---------- Data provided ----------

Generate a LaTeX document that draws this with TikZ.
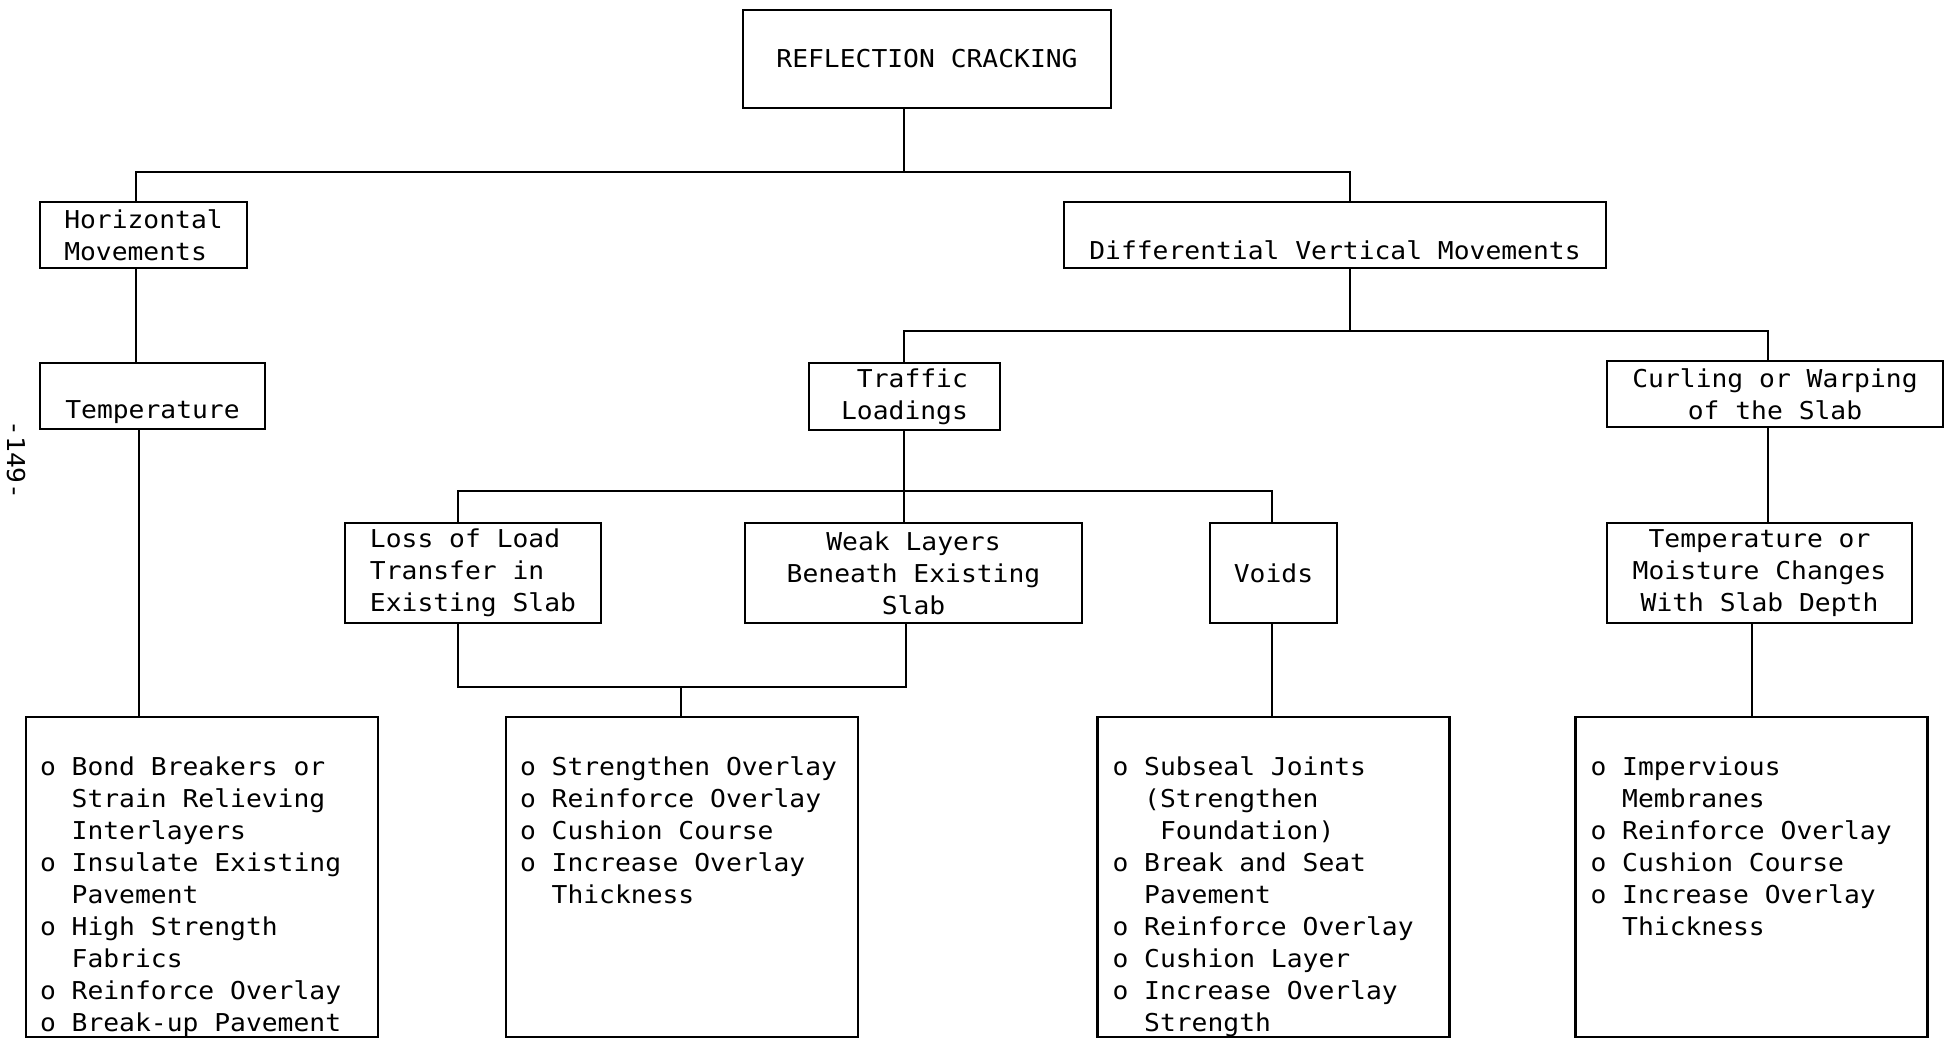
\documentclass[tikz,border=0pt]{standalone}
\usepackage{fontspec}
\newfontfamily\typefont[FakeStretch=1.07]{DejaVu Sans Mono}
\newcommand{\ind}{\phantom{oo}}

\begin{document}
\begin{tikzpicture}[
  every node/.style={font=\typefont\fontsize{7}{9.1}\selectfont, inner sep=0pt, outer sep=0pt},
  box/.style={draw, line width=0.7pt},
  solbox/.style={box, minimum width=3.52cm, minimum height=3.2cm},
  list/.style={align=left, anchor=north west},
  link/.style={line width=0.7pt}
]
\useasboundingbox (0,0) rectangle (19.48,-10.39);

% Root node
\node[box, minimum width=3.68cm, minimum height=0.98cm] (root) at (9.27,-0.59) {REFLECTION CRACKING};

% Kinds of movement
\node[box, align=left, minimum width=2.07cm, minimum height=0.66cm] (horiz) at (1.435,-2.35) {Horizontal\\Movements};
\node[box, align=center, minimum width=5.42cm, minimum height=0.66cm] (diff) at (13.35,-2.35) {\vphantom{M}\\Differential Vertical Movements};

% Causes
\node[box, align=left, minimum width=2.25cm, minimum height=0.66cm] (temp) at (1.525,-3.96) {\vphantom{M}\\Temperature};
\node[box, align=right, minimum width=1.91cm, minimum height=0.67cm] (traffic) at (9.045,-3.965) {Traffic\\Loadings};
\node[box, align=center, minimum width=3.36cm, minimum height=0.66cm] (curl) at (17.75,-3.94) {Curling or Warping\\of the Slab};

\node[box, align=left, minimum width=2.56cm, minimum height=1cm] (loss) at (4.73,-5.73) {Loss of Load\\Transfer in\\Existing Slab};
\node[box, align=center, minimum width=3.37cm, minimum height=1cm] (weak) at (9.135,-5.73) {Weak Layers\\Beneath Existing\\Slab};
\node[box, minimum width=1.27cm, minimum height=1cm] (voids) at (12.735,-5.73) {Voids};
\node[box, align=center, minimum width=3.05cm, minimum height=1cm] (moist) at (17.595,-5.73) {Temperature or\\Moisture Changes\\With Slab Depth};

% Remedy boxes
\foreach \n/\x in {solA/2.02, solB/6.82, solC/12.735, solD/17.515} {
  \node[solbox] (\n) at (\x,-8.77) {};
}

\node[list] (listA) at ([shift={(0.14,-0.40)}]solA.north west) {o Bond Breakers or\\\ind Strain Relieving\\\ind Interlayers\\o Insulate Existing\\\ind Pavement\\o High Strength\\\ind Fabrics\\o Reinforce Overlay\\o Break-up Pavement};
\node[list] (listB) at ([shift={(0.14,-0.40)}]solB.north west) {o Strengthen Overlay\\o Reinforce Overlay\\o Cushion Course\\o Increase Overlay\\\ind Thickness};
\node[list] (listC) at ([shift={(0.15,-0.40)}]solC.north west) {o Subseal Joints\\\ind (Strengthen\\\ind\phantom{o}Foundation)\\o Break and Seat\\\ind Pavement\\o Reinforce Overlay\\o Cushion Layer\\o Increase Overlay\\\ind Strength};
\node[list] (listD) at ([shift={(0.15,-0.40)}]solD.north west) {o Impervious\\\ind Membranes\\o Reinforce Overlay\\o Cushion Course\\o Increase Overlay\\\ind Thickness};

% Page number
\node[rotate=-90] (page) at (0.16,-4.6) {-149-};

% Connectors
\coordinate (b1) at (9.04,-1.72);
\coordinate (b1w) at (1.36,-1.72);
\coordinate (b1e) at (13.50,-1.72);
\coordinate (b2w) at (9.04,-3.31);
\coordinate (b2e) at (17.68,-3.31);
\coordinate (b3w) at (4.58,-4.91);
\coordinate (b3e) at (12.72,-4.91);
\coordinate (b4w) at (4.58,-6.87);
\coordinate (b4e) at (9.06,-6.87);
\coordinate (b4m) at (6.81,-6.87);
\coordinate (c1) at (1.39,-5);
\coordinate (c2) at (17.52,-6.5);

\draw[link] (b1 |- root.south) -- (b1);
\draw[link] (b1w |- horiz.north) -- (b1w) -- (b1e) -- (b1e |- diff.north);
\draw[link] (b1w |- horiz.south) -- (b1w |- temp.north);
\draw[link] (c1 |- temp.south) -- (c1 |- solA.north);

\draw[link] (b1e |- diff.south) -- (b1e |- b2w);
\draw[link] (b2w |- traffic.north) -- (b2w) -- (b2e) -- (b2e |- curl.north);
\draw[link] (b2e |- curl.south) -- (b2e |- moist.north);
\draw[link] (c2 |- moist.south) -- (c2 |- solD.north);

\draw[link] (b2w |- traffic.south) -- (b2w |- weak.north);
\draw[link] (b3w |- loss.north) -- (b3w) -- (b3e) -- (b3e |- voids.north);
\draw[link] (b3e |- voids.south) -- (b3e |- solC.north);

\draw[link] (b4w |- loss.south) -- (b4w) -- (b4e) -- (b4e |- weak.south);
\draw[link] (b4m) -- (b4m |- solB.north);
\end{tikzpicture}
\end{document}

----------

Exercise requirements:
Leave the pictures out and copy the rest of the data exactly.

Complete response:
Generate a LaTeX document that draws this with TikZ.
\documentclass[tikz,border=0pt]{standalone}
\usepackage{fontspec}
\newfontfamily\typefont[FakeStretch=1.07]{DejaVu Sans Mono}
\newcommand{\ind}{\phantom{oo}}

\begin{document}
\begin{tikzpicture}[
  every node/.style={font=\typefont\fontsize{7}{9.1}\selectfont, inner sep=0pt, outer sep=0pt},
  box/.style={draw, line width=0.7pt},
  solbox/.style={box, minimum width=3.52cm, minimum height=3.2cm},
  list/.style={align=left, anchor=north west},
  link/.style={line width=0.7pt}
]
\useasboundingbox (0,0) rectangle (19.48,-10.39);

% Root node
\node[box, minimum width=3.68cm, minimum height=0.98cm] (root) at (9.27,-0.59) {REFLECTION CRACKING};

% Kinds of movement
\node[box, align=left, minimum width=2.07cm, minimum height=0.66cm] (horiz) at (1.435,-2.35) {Horizontal\\Movements};
\node[box, align=center, minimum width=5.42cm, minimum height=0.66cm] (diff) at (13.35,-2.35) {\vphantom{M}\\Differential Vertical Movements};

% Causes
\node[box, align=left, minimum width=2.25cm, minimum height=0.66cm] (temp) at (1.525,-3.96) {\vphantom{M}\\Temperature};
\node[box, align=right, minimum width=1.91cm, minimum height=0.67cm] (traffic) at (9.045,-3.965) {Traffic\\Loadings};
\node[box, align=center, minimum width=3.36cm, minimum height=0.66cm] (curl) at (17.75,-3.94) {Curling or Warping\\of the Slab};

\node[box, align=left, minimum width=2.56cm, minimum height=1cm] (loss) at (4.73,-5.73) {Loss of Load\\Transfer in\\Existing Slab};
\node[box, align=center, minimum width=3.37cm, minimum height=1cm] (weak) at (9.135,-5.73) {Weak Layers\\Beneath Existing\\Slab};
\node[box, minimum width=1.27cm, minimum height=1cm] (voids) at (12.735,-5.73) {Voids};
\node[box, align=center, minimum width=3.05cm, minimum height=1cm] (moist) at (17.595,-5.73) {Temperature or\\Moisture Changes\\With Slab Depth};

% Remedy boxes
\foreach \n/\x in {solA/2.02, solB/6.82, solC/12.735, solD/17.515} {
  \node[solbox] (\n) at (\x,-8.77) {};
}

\node[list] (listA) at ([shift={(0.14,-0.40)}]solA.north west) {o Bond Breakers or\\\ind Strain Relieving\\\ind Interlayers\\o Insulate Existing\\\ind Pavement\\o High Strength\\\ind Fabrics\\o Reinforce Overlay\\o Break-up Pavement};
\node[list] (listB) at ([shift={(0.14,-0.40)}]solB.north west) {o Strengthen Overlay\\o Reinforce Overlay\\o Cushion Course\\o Increase Overlay\\\ind Thickness};
\node[list] (listC) at ([shift={(0.15,-0.40)}]solC.north west) {o Subseal Joints\\\ind (Strengthen\\\ind\phantom{o}Foundation)\\o Break and Seat\\\ind Pavement\\o Reinforce Overlay\\o Cushion Layer\\o Increase Overlay\\\ind Strength};
\node[list] (listD) at ([shift={(0.15,-0.40)}]solD.north west) {o Impervious\\\ind Membranes\\o Reinforce Overlay\\o Cushion Course\\o Increase Overlay\\\ind Thickness};

% Page number
\node[rotate=-90] (page) at (0.16,-4.6) {-149-};

% Connectors
\coordinate (b1) at (9.04,-1.72);
\coordinate (b1w) at (1.36,-1.72);
\coordinate (b1e) at (13.50,-1.72);
\coordinate (b2w) at (9.04,-3.31);
\coordinate (b2e) at (17.68,-3.31);
\coordinate (b3w) at (4.58,-4.91);
\coordinate (b3e) at (12.72,-4.91);
\coordinate (b4w) at (4.58,-6.87);
\coordinate (b4e) at (9.06,-6.87);
\coordinate (b4m) at (6.81,-6.87);
\coordinate (c1) at (1.39,-5);
\coordinate (c2) at (17.52,-6.5);

\draw[link] (b1 |- root.south) -- (b1);
\draw[link] (b1w |- horiz.north) -- (b1w) -- (b1e) -- (b1e |- diff.north);
\draw[link] (b1w |- horiz.south) -- (b1w |- temp.north);
\draw[link] (c1 |- temp.south) -- (c1 |- solA.north);

\draw[link] (b1e |- diff.south) -- (b1e |- b2w);
\draw[link] (b2w |- traffic.north) -- (b2w) -- (b2e) -- (b2e |- curl.north);
\draw[link] (b2e |- curl.south) -- (b2e |- moist.north);
\draw[link] (c2 |- moist.south) -- (c2 |- solD.north);

\draw[link] (b2w |- traffic.south) -- (b2w |- weak.north);
\draw[link] (b3w |- loss.north) -- (b3w) -- (b3e) -- (b3e |- voids.north);
\draw[link] (b3e |- voids.south) -- (b3e |- solC.north);

\draw[link] (b4w |- loss.south) -- (b4w) -- (b4e) -- (b4e |- weak.south);
\draw[link] (b4m) -- (b4m |- solB.north);
\end{tikzpicture}
\end{document}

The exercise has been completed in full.